Mary's Christmas Genoa Cake
by Mary Berry on Dec 14, 2016
This Christmas genoa cake recipe by Mary Berry is featured in the Season 1 Masterclass: Christmas episode.
- Servings
- 1 cake
- Course
- Dessert
Ingredients
- 350g red or natural glacé cherries
- 225g can of pineapple in natural juice, drained
- 50g ready-to-eat dried apricots
- 100g blanched almonds
- finely grated rind of 2 lemons
- 350g sultanas
- 250g unsalted butter, softened
- 250g caster sugar
- 5 large eggs, lightly beaten
- 250g self-raising flour
- 75g ground almonds
To decorate:
- blanched whole almonds
- walnut halves
- red or natural glacé cherries
- 50g whole orange peel (available from health food shops)
- 100g apricot jam
- colored ribbon
Instructions
-
Pre-heat the oven to 325F. Grease a 23cm deep round cake tin then line the base and sides with a double layer of baking parchment.
-
Cut the cherries into quarters, put in a sieve and rinse under running water then drain well.
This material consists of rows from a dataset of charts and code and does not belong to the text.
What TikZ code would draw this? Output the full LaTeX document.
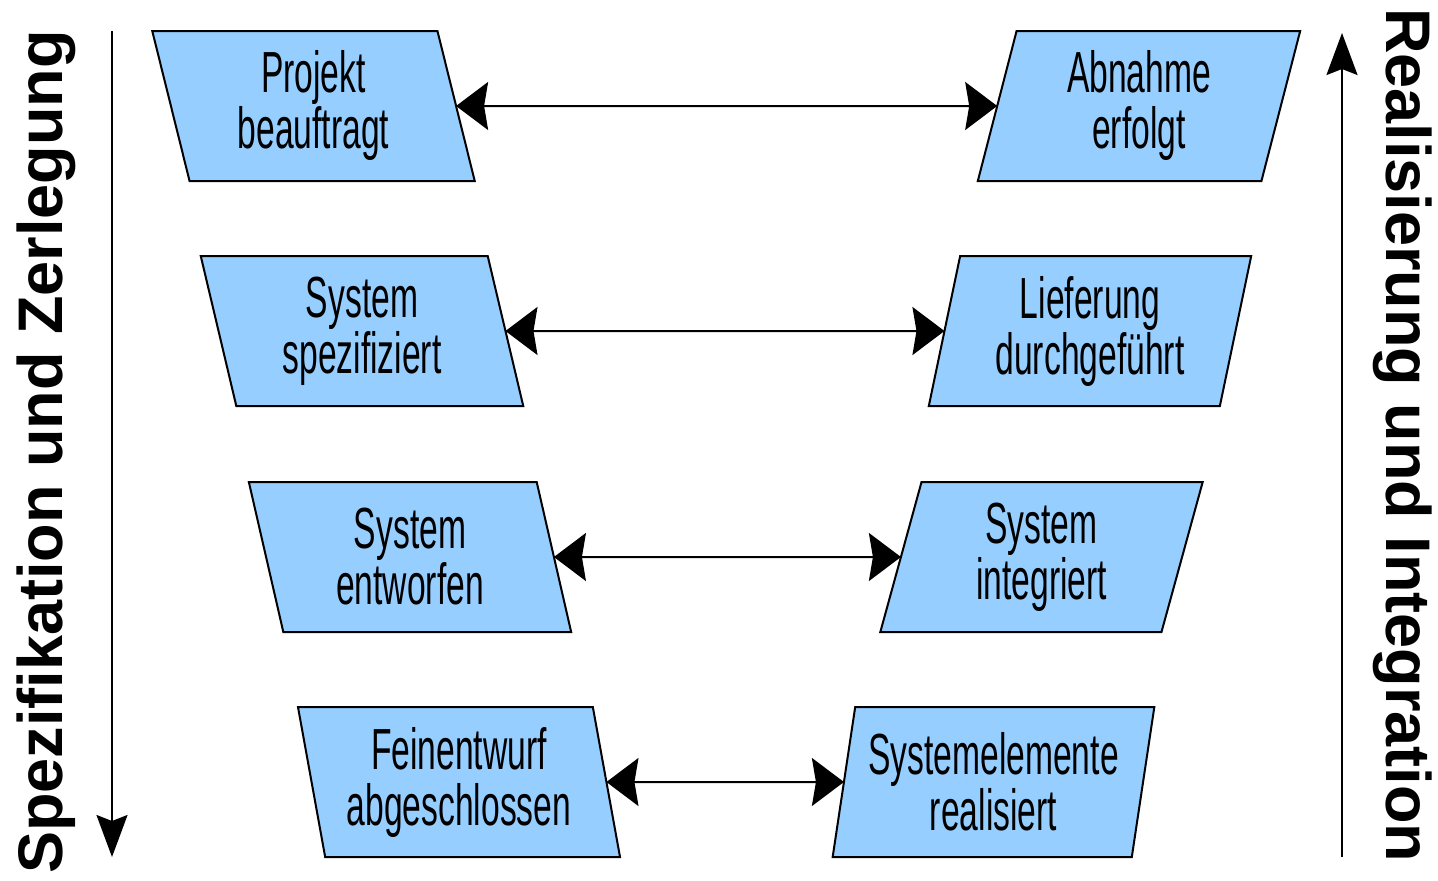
\documentclass[tikz,border=0pt]{standalone}
\usepackage{fontspec}
\setmainfont{Liberation Sans}
\newfontfamily\narrowfont[FakeStretch=0.58]{Liberation Sans}
\usetikzlibrary{arrows.meta, positioning, shapes.geometric}
\definecolor{boxblue}{HTML}{96CEFF}

\begin{document}
\begin{tikzpicture}[x=1pt, y=-1pt,
    stage/.style={trapezium, trapezium stretches=true, draw=black, line width=2pt, fill=boxblue, minimum width=323pt, minimum height=150pt, inner sep=0pt, outer sep=0pt, align=center, font=\narrowfont\fontsize{58}{56}\selectfont},
    leftstage/.style={stage, trapezium left angle=101.7, trapezium right angle=78.3},
    rightstage/.style={stage, trapezium left angle=78.3, trapezium right angle=101.7},
    pair/.style={{Stealth[length=32pt, width=48pt, inset=4pt]}-{Stealth[length=32pt, width=48pt, inset=4pt]}, line width=2pt},
    phase/.style={-{Stealth[length=42pt, width=31pt, inset=6pt]}, line width=2pt},
    sidelabel/.style={font=\bfseries\fontsize{63}{63}\selectfont, inner sep=0pt, anchor=base west}
  ]
  \useasboundingbox (0,0) rectangle (1438,881);
  % Spezifikation (links)
  \node[leftstage] (proj) at (313.5,106) {Projekt\\beauftragt};
  \node[leftstage] (spez) at (362,331) {System\\spezifiziert};
  \node[leftstage] (entw) at (410,557) {System\\entworfen};
  \node[leftstage] (fein) at (459,782) {Feinentwurf\\abgeschlossen};
  % Realisierung (rechts)
  \node[rightstage] (abn) at (1139,106) {Abnahme\\erfolgt};
  \node[rightstage] (lief) at (1090,331) {Lieferung\\durchgeführt};
  \node[rightstage] (integ) at (1041.5,557) {System\\integriert};
  \node[rightstage] (real) at (993.5,782) {Systemelemente\\realisiert};
  \draw[pair] (proj) -- (abn);
  \draw[pair] (spez) -- (lief);
  \draw[pair] (entw) -- (integ);
  \draw[pair] (fein) -- (real);
  % Phasenpfeile
  \coordinate (ltop) at (112,31);
  \coordinate (lbot) at (112,857);
  \coordinate (rbot) at (1342,857);
  \coordinate (rtop) at (1342,33);
  \draw[phase] (ltop) -- (lbot);
  \draw[phase] (rbot) -- (rtop);
  \node[sidelabel, rotate=90] (spec) at (62,874) {Spezifikation und Zerlegung};
  \node[sidelabel, rotate=-90] (realis) at (1386,8) {Realisierung und Integration};
\end{tikzpicture}
\end{document}
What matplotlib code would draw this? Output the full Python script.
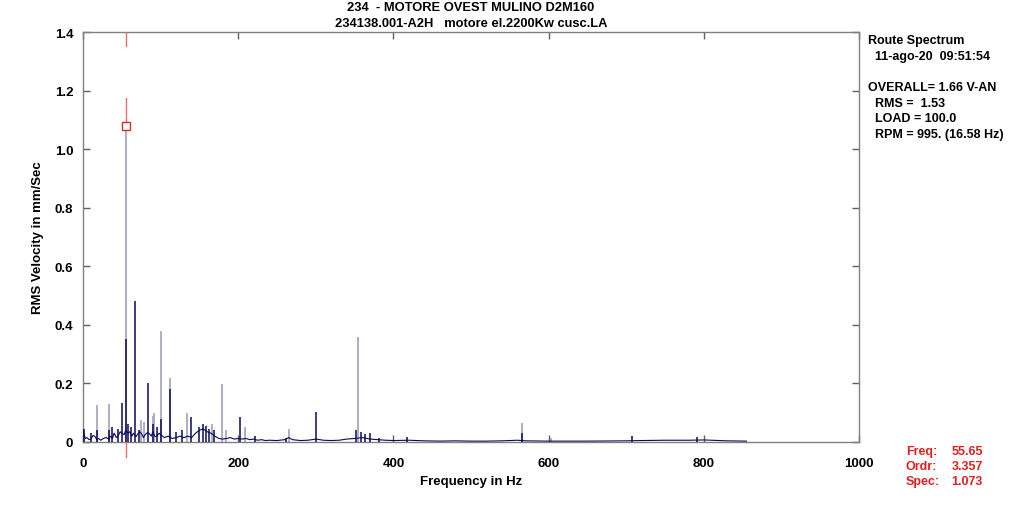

Drain and roughly chop the pineapple, then dry the pineapple and cherries very thoroughly on kitchen paper. Snip the apricots into pieces. Roughly chop the almonds. Place the prepared fruit and nuts in a bowl with the grated lemon rind and sultanas and gently mix together.
-
Cream the butter and sugar together in a food mixer unit light and fluffy. Add the eggs a little at a time, with a spoonful of flour to prevent the mixture curdling. Fold in the flour and ground almonds. Lightly fold in the fruit and nuts then turn the mixture into the prepared cake tin. Level the surface and decorate the top with blanched whole almonds, walnut halves, halved glacé cherries and pieces of orange peel.
-
Bake in the pre-heated oven for about 2 1⁄4 hours or until golden brown. A skewer inserted into the center of the cake should come out clean. Cover the cake loosely with foil after 1 hour to prevent the top becoming too dark.
-
Leave to cool in the tin for 30 minutes then turn out, peel off the parchment and finish cooling on a wire rack. Warm the apricot jam over a low heat then pass through a fine sieve. Brush the warm apricot jam over the top of the cake and wrap ribbon around the sides.